Task >> Give back each entry unchanged, minus pictures.

Dataset content >>
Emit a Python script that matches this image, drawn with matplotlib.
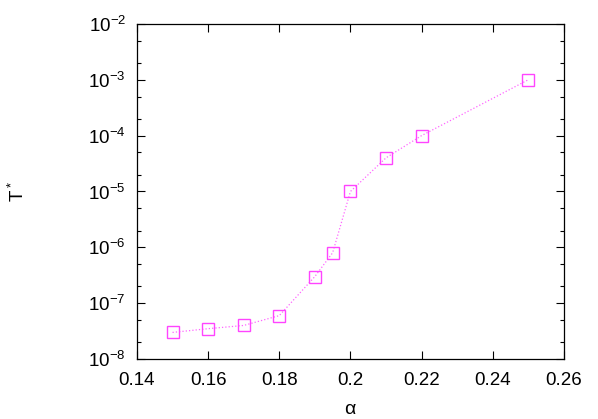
import matplotlib
matplotlib.use('Agg')
import matplotlib.pyplot as plt
from matplotlib.ticker import LogLocator, NullFormatter

# data
alpha = [0.15, 0.16, 0.17, 0.18, 0.19, 0.195, 0.20, 0.21, 0.22, 0.25]
t_star = [3e-8, 3.5e-8, 4e-8, 6e-8, 3e-7, 8e-7, 1e-5, 4e-5, 1e-4, 1e-3]
x_ticks = [0.14, 0.16, 0.18, 0.2, 0.22, 0.24, 0.26]
x_tick_labels = ['0.14', '0.16', '0.18', '0.2', '0.22', '0.24', '0.26']
y_exps = [-8, -7, -6, -5, -4, -3, -2]

plt.rcParams['font.family'] = ['Liberation Sans', 'DejaVu Sans']
plt.rcParams['mathtext.fontset'] = 'custom'
plt.rcParams['mathtext.rm'] = 'Liberation Sans'

fig = plt.figure(figsize=(5.98, 4.19), dpi=100)
ax = fig.add_axes([0.229, 0.143, 0.714, 0.800])

ax.plot(alpha, t_star, color='#ff66ff', linestyle=':', linewidth=0.9,
        marker='s', markersize=8, markerfacecolor='none',
        markeredgecolor='#ff44ff', markeredgewidth=1.0)

ax.set_yscale('log')
ax.set_xlim(0.14, 0.26)
ax.set_ylim(1e-8, 1e-2)
ax.set_xticks(x_ticks)
ax.set_xticklabels(x_tick_labels)
ax.set_yticks([10.0 ** e for e in y_exps])
ax.set_yticklabels([r'$\mathregular{10^{%d}}$' % e for e in y_exps])
ax.yaxis.set_minor_locator(LogLocator(base=10, subs=(2, 5)))
ax.yaxis.set_minor_formatter(NullFormatter())

ax.tick_params(which='both', direction='in', top=True, right=True, labelsize=13.5)
ax.tick_params(axis='x', pad=9)
ax.tick_params(axis='y', pad=8)
ax.tick_params(which='major', length=6, width=0.8)
ax.tick_params(which='minor', length=3, width=0.8)
for s in ax.spines.values():
    s.set_linewidth(0.9)

# axis titles placed like the gnuplot original
fig.text(350 / 598, 1 - 409 / 419, '\u03b1', fontsize=14, ha='center', va='center')
fig.text(18 / 598, 1 - 191 / 419, r'T$^*$', fontsize=13.5, rotation=90,
         ha='center', va='center')

plt.savefig('out.png', dpi=100)
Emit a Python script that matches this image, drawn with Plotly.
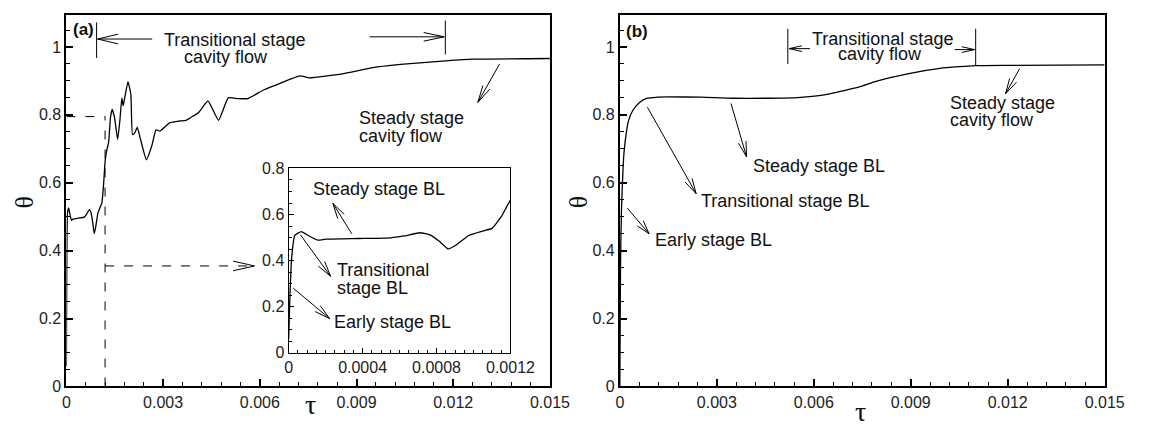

Result for this exercise >>
Emit a Python script that matches this image, drawn with matplotlib.
import matplotlib
matplotlib.use('Agg')
import matplotlib.pyplot as plt
from matplotlib.ticker import LogLocator, NullFormatter

# data
alpha = [0.15, 0.16, 0.17, 0.18, 0.19, 0.195, 0.20, 0.21, 0.22, 0.25]
t_star = [3e-8, 3.5e-8, 4e-8, 6e-8, 3e-7, 8e-7, 1e-5, 4e-5, 1e-4, 1e-3]
x_ticks = [0.14, 0.16, 0.18, 0.2, 0.22, 0.24, 0.26]
x_tick_labels = ['0.14', '0.16', '0.18', '0.2', '0.22', '0.24', '0.26']
y_exps = [-8, -7, -6, -5, -4, -3, -2]

plt.rcParams['font.family'] = ['Liberation Sans', 'DejaVu Sans']
plt.rcParams['mathtext.fontset'] = 'custom'
plt.rcParams['mathtext.rm'] = 'Liberation Sans'

fig = plt.figure(figsize=(5.98, 4.19), dpi=100)
ax = fig.add_axes([0.229, 0.143, 0.714, 0.800])

ax.plot(alpha, t_star, color='#ff66ff', linestyle=':', linewidth=0.9,
        marker='s', markersize=8, markerfacecolor='none',
        markeredgecolor='#ff44ff', markeredgewidth=1.0)

ax.set_yscale('log')
ax.set_xlim(0.14, 0.26)
ax.set_ylim(1e-8, 1e-2)
ax.set_xticks(x_ticks)
ax.set_xticklabels(x_tick_labels)
ax.set_yticks([10.0 ** e for e in y_exps])
ax.set_yticklabels([r'$\mathregular{10^{%d}}$' % e for e in y_exps])
ax.yaxis.set_minor_locator(LogLocator(base=10, subs=(2, 5)))
ax.yaxis.set_minor_formatter(NullFormatter())

ax.tick_params(which='both', direction='in', top=True, right=True, labelsize=13.5)
ax.tick_params(axis='x', pad=9)
ax.tick_params(axis='y', pad=8)
ax.tick_params(which='major', length=6, width=0.8)
ax.tick_params(which='minor', length=3, width=0.8)
for s in ax.spines.values():
    s.set_linewidth(0.9)

# axis titles placed like the gnuplot original
fig.text(350 / 598, 1 - 409 / 419, '\u03b1', fontsize=14, ha='center', va='center')
fig.text(18 / 598, 1 - 191 / 419, r'T$^*$', fontsize=13.5, rotation=90,
         ha='center', va='center')

plt.savefig('out.png', dpi=100)
Emit a Python script that matches this image, drawn with Plotly.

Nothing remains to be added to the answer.